Friday Friends: 10 Gunslinging Outlaws of the American Wild West
CowboySpirit.TV- This week's edition of Friday Friends features an article from Listverse.com, "10 Gunslinging Outlaws of the American Wild West" written by Nicosia.
The American Wild West includes the history, folklore, people, and events of the mid-1800s to the beginning of the 20th century (though some people date it up to the 1920s). During this time of expansion from coast to coast, many people rose to fame through their exciting (and often illegal) lives. We still remember these men and women today and this list looks at ten of the most fascinating and memorable.

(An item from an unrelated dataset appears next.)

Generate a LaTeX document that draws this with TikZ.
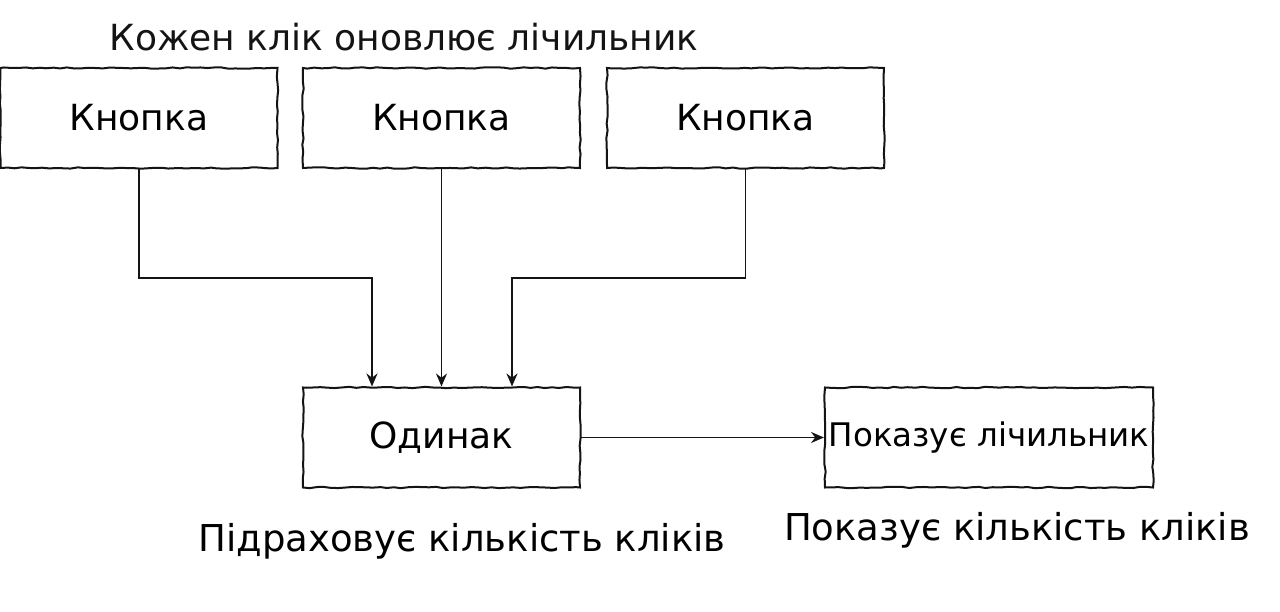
\documentclass[tikz,border=0pt]{standalone}
\usepackage{fontspec}
\setmainfont{DejaVu Sans}
\usepackage{tikz}
\usetikzlibrary{arrows.meta, positioning, calc, decorations.pathmorphing}
\usepackage{xcolor}
\definecolor{inkblack}{RGB}{20,20,20}

\tikzset{
  sketchbox/.style={draw=inkblack, line width=2pt, minimum width=277pt, minimum height=100pt,
    inner sep=0pt, decorate, decoration={random steps, segment length=7pt, amplitude=0.7pt}},
  wire/.style={inkblack, line width=1.8pt, -{Stealth[length=13pt,width=11pt]}},
  bigtxt/.style={font=\fontsize{36}{42}\selectfont},
  notetxt/.style={font=\fontsize{37}{42}\selectfont},
  midtxt/.style={font=\fontsize{32.5}{38}\selectfont}
}

\begin{document}
\begin{tikzpicture}[x=1pt, y=-1pt]
  \useasboundingbox (0,0) rectangle (1280,612);
  % buttons on top
  \node[bigtxt, text=inkblack] (title) at (404,37) {Кожен клік оновлює лічильник};
  \node[sketchbox, bigtxt] (btnA) at (139,118) {Кнопка};
  \node[sketchbox, bigtxt] (btnB) at (441.5,118) {Кнопка};
  \node[sketchbox, bigtxt] (btnC) at (745.5,118) {Кнопка};
  % state and display
  \node[sketchbox, bigtxt] (cnt) at (441.5,437.5) {Одинак};
  \node[sketchbox, midtxt, minimum width=328pt] (disp) at (989,437.5) {Показує лічильник};
  \node[notetxt] (cntnote) at (462,541) {Підраховує кількість кліків};
  \node[notetxt] (dispnote) at (1017,530) {Показує кількість кліків};
  % connectors
  \draw[wire] (btnA.south) -- ++(0,109) -| ($(cnt.north west)+(70,0)$);
  \draw[wire] (btnB.south) -- (cnt.north);
  \draw[wire] (btnC.south) -- ++(0,109) -| ($(cnt.north west)+(210,0)$);
  \draw[wire] (cnt.east) -- (disp.west);
\end{tikzpicture}
\end{document}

10. William “Curly Bill” Brocius
“Curly Bill” was so-called because of his head of thick, curly black hair. After the death of “Old Man” Clanton, he became the leader of the “Cowboys” gang of cattle rustlers in Tombstone, Arizona. He also worked for a while as a tax collector for Cochise County Sheriff John Behan. Curly Bill was a heavy drinker who became even more rambunctious when drunk. One night, while drinking with other Cowboys, he was asked by Marshal Fred White to give up his pistol. In handing the gun over to the Marshall, it accidentally discharged, hitting White. Fred White, who had been friendly with Curly Bill, made a statement on his deathbed that he believed the shooting was an accident and Brocius was acquitted. Wyatt Earp testified in his defense, but later shot and killed him in retaliation for the murder of his brother Morgan Earp.